The Prizes for theses and critical essays had been instituted since the Centre’s establishment, with the aim of promoting research on Tondelli and his work, especially in the university sphere. The recognition for the winning works consisted substantially in their publication and consequent possibility of dissemination. In order to underline the seriousness and quality of the Awards, a Jury of absolute authority was appointed, chaired by Ezio Raimondi and composed of Alberto Bertoni, Roberto Daolio, Fabrizio Frasnedi, Fulvio Panzeri, Antonio Spadaro and Viller Masoni; supplemented by Elisabetta Mondello on the occasion of what would turn out to be the last edition and ended in 2011.
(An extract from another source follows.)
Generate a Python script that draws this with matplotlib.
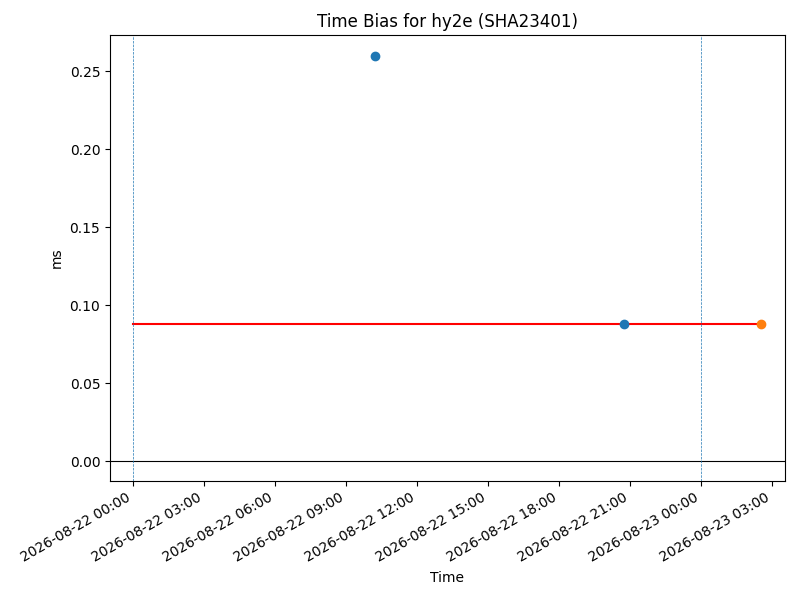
import matplotlib
matplotlib.use("Agg")
import matplotlib.pyplot as plt
import matplotlib.dates as mdates
import pandas as pd

# Data
blue_times = ["2026-08-22 10:15", "2026-08-22 20:44"]
blue_values = [0.26, 0.088]
orange_times = ["2026-08-23 02:32"]
orange_values = [0.088]
mean_line_times = ["2026-08-22 00:00", "2026-08-23 02:32"]
mean_line_values = [0.088, 0.088]
day_marks = ["2026-08-22 00:00", "2026-08-23 00:00"]
x_limits = ["2026-08-21 23:03", "2026-08-23 03:32"]
y_limits = [-0.0128, 0.2733]

bt = pd.to_datetime(blue_times)
ot = pd.to_datetime(orange_times)
mt = pd.to_datetime(mean_line_times)
dm = pd.to_datetime(day_marks)
xl = pd.to_datetime(x_limits)

fig, ax = plt.subplots(figsize=(8, 6), dpi=100)
ax.plot(mt, mean_line_values, color="red", linewidth=1.5)
ax.plot(bt, blue_values, "o", color="C0")
ax.plot(ot, orange_values, "o", color="C1")
ax.axhline(0, color="black", linewidth=0.8)
for d in dm:
    ax.axvline(d, color="C0", linestyle="--", linewidth=0.5)

ax.set_xlim(xl[0], xl[1])
ax.set_ylim(*y_limits)
ax.xaxis.set_major_locator(mdates.HourLocator(byhour=range(0, 24, 3)))
ax.xaxis.set_major_formatter(mdates.DateFormatter("%Y-%m-%d %H:%M"))
ax.set_title("Time Bias for hy2e (SHA23401)")
ax.set_xlabel("Time")
ax.set_ylabel("ms")
fig.autofmt_xdate()
fig.subplots_adjust(left=0.1375, right=0.98125, top=0.9417, bottom=0.1983)
fig.savefig("out.png", dpi=100)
I had met Mario personally in 2005, on the occasion of the public presentations of the two volumes on Rimini and Riccione mentioned above. The following year a true collaboration began that led to the publication of three volumes.

The first two came out in 2007 and were edited by Fulvio Panzeri and Viller Masoni: Il tramando emiliano nell’opera di Pier Vittorio Tondelli by Luigi Levrini; Geografie tondelliane by Alessia Marcuzzi, Gabriele Malavasi and Giorgio Nisini. The third published in 2013 edited by Viller Masoni: Comico Viaggio Identità Limite. Nuovi studi per Tondelli by Gianni Cimador, Anna Remelli, Eugenio Santangelo and Andrzej Szewczyk.

For me, it was a significant experience on a cultural and also human level. It was also a formative experience, which in some ways continued and enriched a relationship that had grown over the decades based on reading the books he had published.